Así pues, fue esta experiencia la que reapareció en la segunda mitad del siglo XIX y en el seno mismo del lenguaje, convertido, a pesar de que nuestra cultura trata siempre de reflejarse en él como si detentara el secreto de su interioridad, en el destello mismo del afuera: en Nietzsche cuando descubre que toda la metafísica de Occidente está ligada no solamente a su gramática (cosa que ya se adivinaba en líneas generales desde Schlegel), sino a aquellos que, apropiándose del discurso, detentan el derecho a la palabra; en Mallarmé cuando el lenguaje aparece como el ocio de aquello que nombra, pero más aún -desde Igitur hasta la teatralidad autónoma y aleatoria del Libro- como el movimiento en el que desaparece aquel que habla; en Artaud, cuando todo el lenguaje discursivo está llamado a desatarse en la violencia del cuerpo y del grito, y que el pensamiento, abandonando la interioridad salmodiante de la conciencia, deviene energía material, sufrimiento de la carne, persecución y desgarramiento del sujeto mismo; en Bataille, cuando el pensamiento, en lugar de ser discurso de la contradicción o del inconsciente, deviene discurso del límite, de la subjetividad quebrantada, de la transgresión: en Klossowsky, con la experiencia del doble, de la exterioridad de los simulacros, de la multiplicación teatral y demente del Yo.

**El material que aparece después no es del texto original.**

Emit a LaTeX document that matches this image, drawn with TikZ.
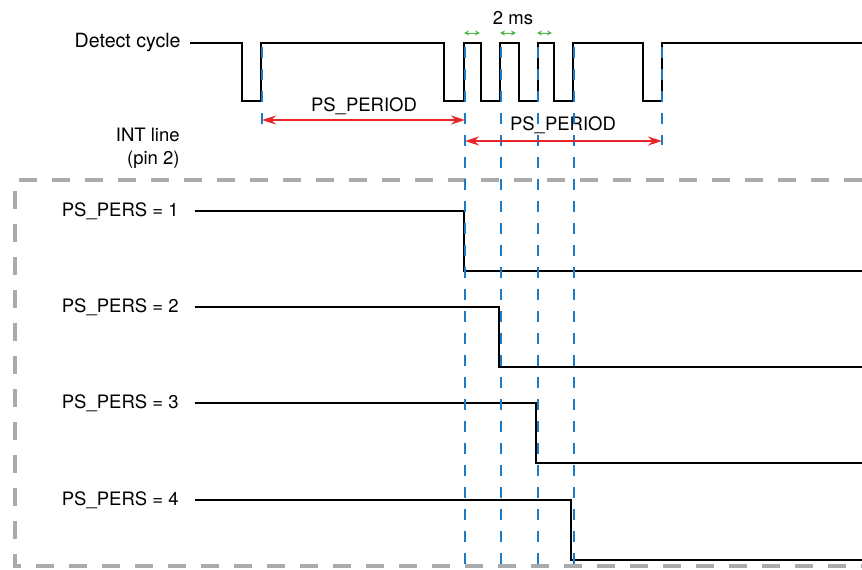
\documentclass[tikz,border=0pt]{standalone}
\usepackage{fontspec}
\setmainfont{TeX Gyre Heros}
\usetikzlibrary{arrows.meta}

\definecolor{markblue}{HTML}{1B7BC6}
\definecolor{periodred}{HTML}{E8262A}
\definecolor{msgreen}{HTML}{4DB84A}
\definecolor{boxgray}{HTML}{ABABAB}

\begin{document}
\begin{tikzpicture}[x=0.5pt,y=-0.5pt,
    lbl/.style={font=\fontsize{9.25}{11.5}\selectfont,inner sep=0pt},
    wave/.style={line width=1.3pt,line join=miter},
    marker/.style={markblue,line width=1.25pt,dash pattern=on 5.5pt off 5.5pt},
    period/.style={periodred,line width=0.75pt,{Stealth[length=7pt,width=4.5pt]}-{Stealth[length=7pt,width=4.5pt]}},
    tick/.style={msgreen,line width=0.5pt,{Stealth[length=2.5pt,width=2.5pt]}-{Stealth[length=2.5pt,width=2.5pt]}}]
    \useasboundingbox (0,0) rectangle (862,569);
    % labels
    \node[lbl,anchor=east,font=\fontsize{9.8}{11.5}\selectfont] (detect) at (181,42) {Detect cycle};
    \node[lbl,align=right,anchor=east] (intline) at (180,148.5) {INT line\\(pin 2)};
    \node[lbl] (period1) at (364,106) {PS\_PERIOD};
    \node[lbl] (period2) at (563,125) {PS\_PERIOD};
    \node[lbl] (twoms) at (513,18) {2 ms};
    % detect cycle
    \draw[wave] (190,43) -- (242,43) -- (242,101) -- (261,101) -- (261,43)
        -- (444,43) -- (444,101) -- (464,101) -- (464,43)
        -- (481,43) -- (481,101) -- (500,101) -- (500,43)
        -- (519,43) -- (519,101) -- (538,101) -- (538,43)
        -- (554,43) -- (554,101) -- (573,101) -- (573,43)
        -- (643,43) -- (643,101) -- (662,101) -- (662,43) -- (862,43);
    % INT line box
    \draw[boxgray,line width=1.75pt,dash pattern=on 9pt off 7.5pt]
        (862,180) -- (15,180) -- (15,566) -- (862,566);
    % INT line for each persistence value
    \foreach \n/\y/\t in {1/211/464,2/307/499,3/403/536,4/500/571}{
        \node[lbl,anchor=east] (pers\n) at (179,\y) {PS\_PERS = \n};
        \draw[wave] (195,\y) -- (\t,\y) -- (\t,\y+60) -- (862,\y+60);
    }
    % time markers
    \coordinate (m0) at (262,47);
    \coordinate (m1) at (465,47);
    \coordinate (m2) at (501,47);
    \coordinate (m3) at (538,47);
    \coordinate (m4) at (574,47);
    \coordinate (m5) at (662,47);
    \draw[marker] (m0) -- ++(0,81) coordinate (m0e);
    \draw[marker] (m5) -- ++(0,98) coordinate (m5e);
    \foreach \m in {m1,m2,m3,m4}
        \draw[marker] (\m) -- ++(0,522);
    % periods
    \draw[period] (262,120) -- (465,120);
    \draw[period] (465,141) -- (662,141);
    \draw[tick] (464,33) -- (480,33);
    \draw[tick] (500,33) -- (516,33);
    \draw[tick] (537,33) -- (552,33);
\end{tikzpicture}
\end{document}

De este pensamiento, Blanchot tal vez no sea solamente uno más de sus testigos. Cuanto más se retire en la manifestación de su obra, cuanto más está, no ya oculto por sus textos, sino ausente de su existencia y ausente por la fuerza maravillosa de su existencia, tanto más representa para nosotros este pensamiento mismo -la presencia real, absolutamente lejana, centelleante, invisible, la suerte necesaria, la ley inevitable, el vigor tranquilo, infinito, mesurado de este pensamiento mismo.